The trial court, it seems from the recital referred to, thought the legal effect of the findings was to establish that the consideration for appellees’ undertaking wholly failed, and on that theory awarded a rescission of the contract. But we think that was not the effect of the findings, and that they only established that the tractor was not what it was warranted to be. It did not follow, because it was not made of good material and would not do good and serviceable work, that it was wholly without value. We are of the opinion, therefore, that the judgment is fundamentally erroneous because not warranted by the findings.

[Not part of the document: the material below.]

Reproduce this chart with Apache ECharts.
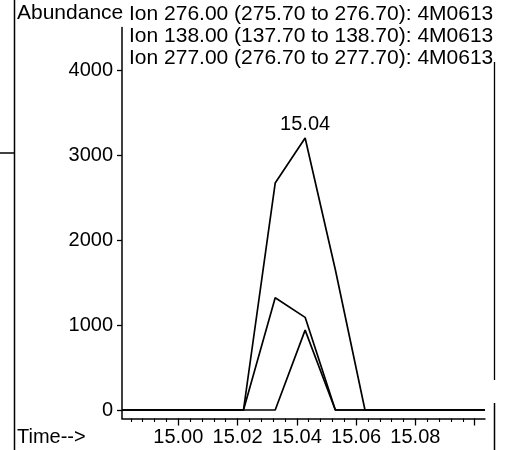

While the law is otherwise in some jurisdictions, it has been the rule in this state since the decision in Wright v. Davenport, 44 Tex. 164, that “mere breach of warranty, unattended by fraud, does not entitle the vendee to rescind the contract or return the goods” unless the contract provides that he may do so. Organ Co. v. Thomas, 36 Tex. Civ. App. 78, 80 S. W. 1063; Ulrich v. Piano Co. (Tex. Civ. App.) 199 S. W. 310; Carbonic Co. v. Migurski (Tex. Civ. App.) 229 S. W. 661; Potter v. Mobley (Tex. Civ. App.) 194 S. W. 205; Organ Co. v. Garza, 53 Tex. Civ. App. 346, 116 S. W. 150; Motor Co. v. White (Tex. Civ. App.) 239 S. W. 329. The instant case, as made by the findings on which the judgment is predicated, appears to us to be strictly within the rule.

On the testimony in the record the relief, , if any, appellees are entitled to is not by rescission, we think, but by damages for breach of the warranties.. If the new trial is on that theory, as we think it should be, the questions made by the assignments if they arise at all, will be determinable by rules applicable in that kind of a case. We have not thought it necessary, therefore, to consider the assignments.

So far as the judgment is in appellees’ favor against Baker & Ragsdale, it is reversed, and the cause is remanded for a new trial as between them. The judgment is not disturbed in other respects.